O Pact foi desenhado para ser usado em crianças de 2 a 4 anos e consiste em treinar os pais (ao longo de um ano) em como lidar com as particularidades de seus filhos.

Os pais já sabiam, de forma intuitiva, o que fazer, mas faltava testar a hipótese. Andréa Werner, mãe do Theo, de 8 anos, aprendeu "na raça" que o filho não era fã de brinquedos.

"Compramos trem elétrico, carrinho e um monte de coisas pensando que talvez o Theo gostasse. Depois de muita frustração, descobrimos que ele não gosta de brinquedo. Ele gosta de abraçar, de cócegas, de ser jogado para cima, de fazer cabaninha –e é aí que investimos o nosso tempo", explica.

Theo ainda não fala e isso acaba sendo mais um desafio e tanto para que os pais conheçam o mundo dele e possam avaliar a eficácia de abordagens terapêuticas. "Às vezes os pais vão deixando de falar com a criança porque ela não responde. Tem de haver esse esforço, mesmo que pareça que eu estou falando sozinha", diz Andréa.

Com a dificuldade natural para a linguagem simbólica, interagir com a criança é complicado. "Mas a formação de vínculo e afetividade é importante para o desenvolvimento de cada criança, inclusive do autista", diz Andréa, que escreveu o livro "Lagarta Vira Pupa" (CR8, 176 págs.), onde relata sua experiência no tema. Ela tem um blog com o mesmo nome.

Para ela, o maior desafio é conseguir ajustar as abordagens ao longo do tempo, de acordo com as necessidades de cada faixa etária. Atualmente Theo tem agenda cheia: ABA, natação, escola, fonoaudióloga... e brincar com a mãe.

DÚVIDAS E INCERTEZAS

Muitos pais, quando não sabem bem como lidar com o autismo de seus filhos, acabam recorrendo a fórmulas prontas, que funcionaram em outros casos.

Mas a imitação pode não dar certo, seja porque as estratégias não se adequam ao tipo de autismo ou porque simplesmente elas não têm respaldo racional ou empírico.

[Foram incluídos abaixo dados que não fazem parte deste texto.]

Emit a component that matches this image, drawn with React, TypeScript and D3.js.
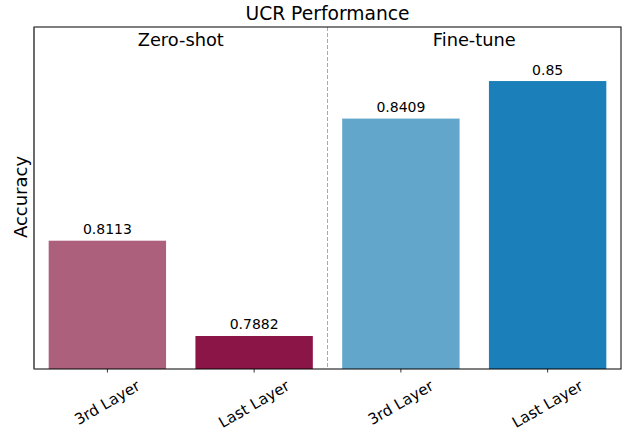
import React from "react";
import * as d3 from "d3";

const categories = ["3rd Layer", "Last Layer", "3rd Layer ", "Last Layer "];
const tickLabels = ["3rd Layer", "Last Layer", "3rd Layer", "Last Layer"];
const values = [0.8113, 0.7882, 0.8409, 0.85];
const valueLabels = ["0.8113", "0.7882", "0.8409", "0.85"];
const colors = ["#AD607C", "#8B1547", "#62A6CB", "#1B80B9"];
const groups = ["Zero-shot", "Fine-tune"];
const yDomain = [0.7802, 0.8631];

const W = 636;
const H = 438;
const m = { left: 34, right: 621, top: 27, bottom: 369 };
const font = "DejaVu Sans, sans-serif";

const emW: Record<string, number> = {
  "3": 0.636, r: 0.411, d: 0.635, " ": 0.318, L: 0.557, a: 0.613, y: 0.592, e: 0.615, s: 0.521, t: 0.392,
};
const textEm = (s: string) => s.split("").reduce((acc, ch) => acc + (emW[ch] ?? 0.6), 0);

export default function App() {
  const x = d3.scaleBand<string>().domain(categories).range([m.left, m.right]).paddingInner(0.2).paddingOuter(0.1);
  const y = d3.scaleLinear().domain(yDomain).range([m.bottom, m.top]);
  const divX = (x(categories[1])! + x.bandwidth() + x(categories[2])!) / 2;
  const tickFs = 15.2;
  return (
    <svg width={W} height={H} style={{ position: "absolute", left: 0, top: 0 }} fontFamily={font}>
      <rect x={0} y={0} width={W} height={H} fill="#fff" />
      {categories.map((c, i) => (
        <rect key={c} x={x(c)!} y={y(values[i])} width={x.bandwidth()} height={m.bottom - y(values[i])} fill={colors[i]} />
      ))}
      {categories.map((c, i) => (
        <text key={"v" + c} x={x(c)! + x.bandwidth() / 2} y={y(values[i]) - 6.5} textAnchor="middle" fontSize={14} fill="#000">
          {valueLabels[i]}
        </text>
      ))}
      <line x1={divX} x2={divX} y1={m.top} y2={m.bottom} stroke="#aaa" strokeWidth={1} strokeDasharray="4,2" />
      <text x={(m.left + divX) / 2} y={46} textAnchor="middle" fontSize={17.8}>{groups[0]}</text>
      <text x={(divX + m.right) / 2} y={46} textAnchor="middle" fontSize={17.8}>{groups[1]}</text>
      <rect x={m.left} y={m.top} width={m.right - m.left} height={m.bottom - m.top} fill="none" stroke="#000" strokeWidth={1} />
      <line x1={m.left} x2={m.left} y1={m.top} y2={m.bottom} stroke="#666" strokeWidth={1.6} />
      {categories.map((c, i) => {
        const cx = x(c)! + x.bandwidth() / 2;
        const w = textEm(tickLabels[i]) * tickFs;
        const cy = 378 + (w * 0.5 + tickFs * 0.866) / 2;
        return (
          <g key={"t" + c}>
            <line x1={cx} x2={cx} y1={m.bottom} y2={m.bottom + 3.5} stroke="#000" strokeWidth={0.8} />
            <text x={cx} y={cy} textAnchor="middle" dominantBaseline="central" fontSize={tickFs} transform={`rotate(-30 ${cx} ${cy})`}>
              {tickLabels[i]}
            </text>
          </g>
        );
      })}
      <text x={27} y={197} textAnchor="middle" fontSize={18} transform={`rotate(-90 27 197)`}>Accuracy</text>
      <text x={(m.left + m.right) / 2} y={20} textAnchor="middle" fontSize={18.7}>UCR Performance</text>
    </svg>
  );
}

É o caso de algumas dietas sem leite ou glúten (quando não há alergia) ou que se valem de suplementação com aminoácidos, minerais e ou vitaminas.

"Tem gente usando câmara hiperbárica (alta pressão) e tentativas de quelação [remoção] de metais pesados, o que não faz sentido", diz a psiquiatra infantil Daniela Bordini, da Unifesp.

"Muitas pessoas prescrevem as suas intervenções com coisas que funcionaram para o seu filho, mas boa parte desses tratamentos não tem uma base conceitual sólida, muito menos dados empíricos ou ensaios controlados. Ou seja, virtualmente não é nada", diz Guilherme Polanczyk, professor de psiquiatria da criança da USP.

Até mesmo para os tratamentos mais tradicionais e sabidamente efetivos é difícil fazer ensaios controlados (quando um grupo sofre a intervenção e outro, não). Isso faz com que haja poucos dados para um análise definitiva sobre o que auxilia no tratamento do autismo no longo prazo.

"Os efeitos das terapias não são tão grandes ou demoram para aparecer. Como é uma área que carece de evidências, ela fica aberta para opiniões pessoais e evidências particulares, o que pode trazer riscos significativos", diz Polanczyk.

Um exemplo clássico é a falaciosa correlação entre autismo e vacinação –já desmentida diversas vezes, mas cujo estrago provocado ainda pode ser observado sempre que a questão vem à tona.

"Por enquanto, não há remédio. A medicação, quando receitada, é para sintomas-alvos como irritabilidade e insônia", explica Daniela.

A doença atinge cerca de 1 a cada 100 crianças e é de 4 a 5 vezes mais comum em meninos.